Both Koulouris and Farid Jubran, a legal adviser to the Roman Catholic Church’s custodian of holy sites, said the churches were never formally notified of Barkat’s decision and learned of it through the media.
Both officials said they do not know how the city even calculated their debts or decided which buildings to tax.
“We’re talking about land with spiritual significance to people,” Koulouris said. “Where do you draw the line?”
Jubran said it was especially shocking because the church has good ties with the mayor, and that at a meeting weeks before the order was issued, he made no mention of it. He said tax inspectors later arrived at a monastery and tried to seize property to collect debts until a lawyer stopped them.
“It absolutely took us by surprise,” he said. “We wake up one morning and find the municipality took unilateral action without previous notice.”
They said that there has been no contact with Barkat’s office since the church was closed on Sunday, but expressed hope the matter would be resolved.
“We believe everything can be solved through dialogue,” Jubran said.
He said Barkat’s actions may have been politically motivated. Barkat has been feuding with Israeli Finance Minister Moshe Kahlon over budgets and appears to be going after the churches to put pressure on the national government to restore funding.
The churches are also upset over a proposal in parliament that would allow the government to appropriate lands in Israel sold by churches to anonymous buyers since 2010.
The bill’s sponsor, lawmaker Rachel Azaria, has said these questionable sales have plunged thousands of Jerusalem residents into uncertainty over their living conditions and that the bill had “nothing whatsoever” to do with the churches. Nonetheless, the legislation was put on hold on Sunday amid the closure of the Church of the Holy Sepulchre.

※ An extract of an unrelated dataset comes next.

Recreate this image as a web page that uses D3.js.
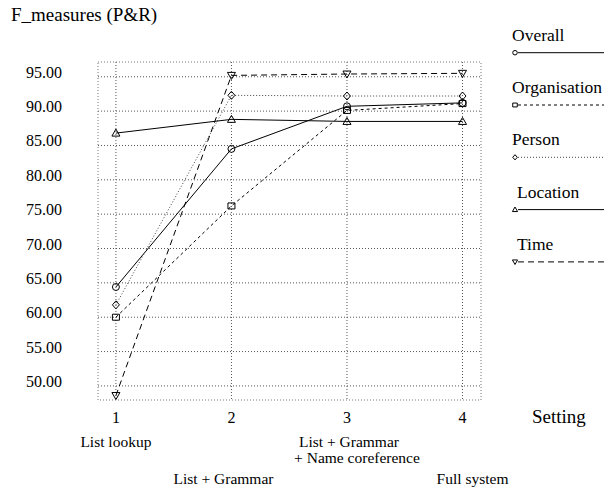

“It is important to note that though the Church will not be in any way affected by the bill, I have decided to delay deliberations on it by a week, in order to restore calm,” Azaria said.
Rebecca Santos, a tourist from the Philippines, said she was “very sad” to see the church closed.
“It is my second time to the Holy Land, and my expectation was to see Jesus Christ, the Sepulchre,” she said. “That’s why I came here. … I hope they will open it again for all of us.”